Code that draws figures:
·····

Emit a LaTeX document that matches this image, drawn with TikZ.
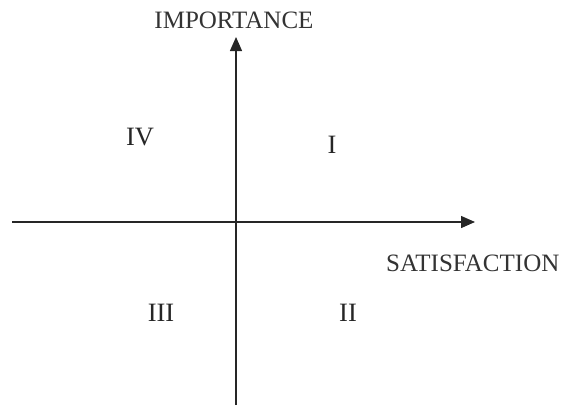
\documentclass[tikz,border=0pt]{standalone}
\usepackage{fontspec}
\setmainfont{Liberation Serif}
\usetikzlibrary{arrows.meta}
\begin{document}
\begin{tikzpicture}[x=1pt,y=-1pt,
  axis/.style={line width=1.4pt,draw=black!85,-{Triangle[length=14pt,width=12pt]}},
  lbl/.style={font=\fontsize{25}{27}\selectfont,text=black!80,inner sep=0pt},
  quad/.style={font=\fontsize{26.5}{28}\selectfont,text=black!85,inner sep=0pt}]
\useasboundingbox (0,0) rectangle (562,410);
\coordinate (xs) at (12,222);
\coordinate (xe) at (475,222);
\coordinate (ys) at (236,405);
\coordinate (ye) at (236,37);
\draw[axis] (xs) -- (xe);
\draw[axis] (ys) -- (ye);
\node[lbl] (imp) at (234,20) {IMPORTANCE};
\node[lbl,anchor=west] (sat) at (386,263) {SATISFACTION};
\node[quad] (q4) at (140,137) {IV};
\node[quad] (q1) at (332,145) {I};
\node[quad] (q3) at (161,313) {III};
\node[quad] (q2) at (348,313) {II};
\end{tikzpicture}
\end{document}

·····

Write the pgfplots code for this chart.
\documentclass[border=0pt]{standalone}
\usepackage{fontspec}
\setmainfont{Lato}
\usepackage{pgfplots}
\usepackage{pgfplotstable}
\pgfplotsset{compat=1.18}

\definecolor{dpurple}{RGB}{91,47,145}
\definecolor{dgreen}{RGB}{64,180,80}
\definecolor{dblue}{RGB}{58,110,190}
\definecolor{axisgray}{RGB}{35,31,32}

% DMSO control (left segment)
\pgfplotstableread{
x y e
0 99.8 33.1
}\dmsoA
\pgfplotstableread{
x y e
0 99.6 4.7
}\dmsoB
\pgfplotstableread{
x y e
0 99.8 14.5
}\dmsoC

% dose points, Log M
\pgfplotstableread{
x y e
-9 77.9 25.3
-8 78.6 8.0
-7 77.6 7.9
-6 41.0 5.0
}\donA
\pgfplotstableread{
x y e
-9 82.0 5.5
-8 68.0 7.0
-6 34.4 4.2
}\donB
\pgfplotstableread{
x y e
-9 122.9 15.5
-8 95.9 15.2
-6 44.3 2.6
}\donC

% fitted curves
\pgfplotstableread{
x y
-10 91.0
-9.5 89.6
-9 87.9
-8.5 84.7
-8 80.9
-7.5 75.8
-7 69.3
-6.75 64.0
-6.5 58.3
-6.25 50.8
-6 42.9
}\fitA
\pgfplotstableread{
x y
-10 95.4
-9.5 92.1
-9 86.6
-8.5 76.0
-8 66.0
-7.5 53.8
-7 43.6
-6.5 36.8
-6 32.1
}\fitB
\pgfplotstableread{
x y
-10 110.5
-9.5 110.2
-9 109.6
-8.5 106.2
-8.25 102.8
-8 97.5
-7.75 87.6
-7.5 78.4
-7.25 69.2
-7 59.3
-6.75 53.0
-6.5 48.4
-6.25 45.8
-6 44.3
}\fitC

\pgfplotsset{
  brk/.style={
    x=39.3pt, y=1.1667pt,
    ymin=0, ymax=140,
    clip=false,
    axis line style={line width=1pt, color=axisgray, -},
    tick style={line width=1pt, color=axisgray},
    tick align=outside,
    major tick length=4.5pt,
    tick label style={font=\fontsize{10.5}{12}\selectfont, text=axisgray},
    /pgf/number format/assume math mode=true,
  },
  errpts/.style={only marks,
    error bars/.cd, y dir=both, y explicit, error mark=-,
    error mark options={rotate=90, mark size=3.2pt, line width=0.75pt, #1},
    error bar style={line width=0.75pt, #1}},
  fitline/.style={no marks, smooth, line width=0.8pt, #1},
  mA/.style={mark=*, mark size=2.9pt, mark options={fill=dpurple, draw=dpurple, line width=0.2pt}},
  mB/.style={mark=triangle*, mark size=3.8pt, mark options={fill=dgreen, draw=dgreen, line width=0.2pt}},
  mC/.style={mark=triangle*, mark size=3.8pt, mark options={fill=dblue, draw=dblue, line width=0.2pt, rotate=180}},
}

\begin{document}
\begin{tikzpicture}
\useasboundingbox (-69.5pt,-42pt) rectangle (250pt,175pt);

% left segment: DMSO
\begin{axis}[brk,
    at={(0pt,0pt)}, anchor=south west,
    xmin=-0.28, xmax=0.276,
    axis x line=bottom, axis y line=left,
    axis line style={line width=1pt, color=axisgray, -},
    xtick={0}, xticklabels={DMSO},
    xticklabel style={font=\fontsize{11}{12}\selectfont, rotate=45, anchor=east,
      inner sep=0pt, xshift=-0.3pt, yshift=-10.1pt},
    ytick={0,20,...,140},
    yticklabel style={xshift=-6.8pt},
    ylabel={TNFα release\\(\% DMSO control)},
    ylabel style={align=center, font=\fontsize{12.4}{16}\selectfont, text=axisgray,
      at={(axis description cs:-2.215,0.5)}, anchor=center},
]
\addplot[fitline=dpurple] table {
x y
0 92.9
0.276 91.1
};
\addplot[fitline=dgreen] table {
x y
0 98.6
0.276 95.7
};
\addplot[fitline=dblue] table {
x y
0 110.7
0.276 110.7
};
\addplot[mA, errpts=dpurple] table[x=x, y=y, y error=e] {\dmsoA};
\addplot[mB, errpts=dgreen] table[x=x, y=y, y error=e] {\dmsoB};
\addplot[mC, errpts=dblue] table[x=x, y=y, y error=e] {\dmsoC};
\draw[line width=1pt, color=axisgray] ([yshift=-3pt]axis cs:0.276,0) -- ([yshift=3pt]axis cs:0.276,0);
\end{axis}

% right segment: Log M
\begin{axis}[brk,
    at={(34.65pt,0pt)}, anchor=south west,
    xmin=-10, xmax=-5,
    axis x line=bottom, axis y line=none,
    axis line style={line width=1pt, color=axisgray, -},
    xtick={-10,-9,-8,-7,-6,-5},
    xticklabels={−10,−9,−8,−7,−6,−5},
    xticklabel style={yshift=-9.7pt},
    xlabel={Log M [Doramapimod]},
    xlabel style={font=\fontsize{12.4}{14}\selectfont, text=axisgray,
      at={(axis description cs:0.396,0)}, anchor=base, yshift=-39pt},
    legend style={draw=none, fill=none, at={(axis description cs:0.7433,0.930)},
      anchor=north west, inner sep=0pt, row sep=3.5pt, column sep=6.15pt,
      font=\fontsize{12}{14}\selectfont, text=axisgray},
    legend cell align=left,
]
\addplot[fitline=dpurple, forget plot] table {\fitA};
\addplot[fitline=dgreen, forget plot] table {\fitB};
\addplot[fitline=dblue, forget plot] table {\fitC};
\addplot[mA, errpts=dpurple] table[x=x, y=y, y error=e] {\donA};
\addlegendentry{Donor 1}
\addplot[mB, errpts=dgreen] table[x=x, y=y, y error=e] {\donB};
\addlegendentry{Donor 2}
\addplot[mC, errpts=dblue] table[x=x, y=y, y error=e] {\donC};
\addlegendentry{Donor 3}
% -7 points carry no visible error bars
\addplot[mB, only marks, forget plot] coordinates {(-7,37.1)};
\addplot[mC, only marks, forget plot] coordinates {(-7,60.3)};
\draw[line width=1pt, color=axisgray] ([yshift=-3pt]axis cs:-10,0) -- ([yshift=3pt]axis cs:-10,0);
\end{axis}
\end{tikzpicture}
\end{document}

·····

- _Problem to solve_: Search the records for the word "this". Copy every line that has it.

- _Solution below_:
Emit a LaTeX document that matches this image, drawn with TikZ.
Write the pgfplots code for this chart.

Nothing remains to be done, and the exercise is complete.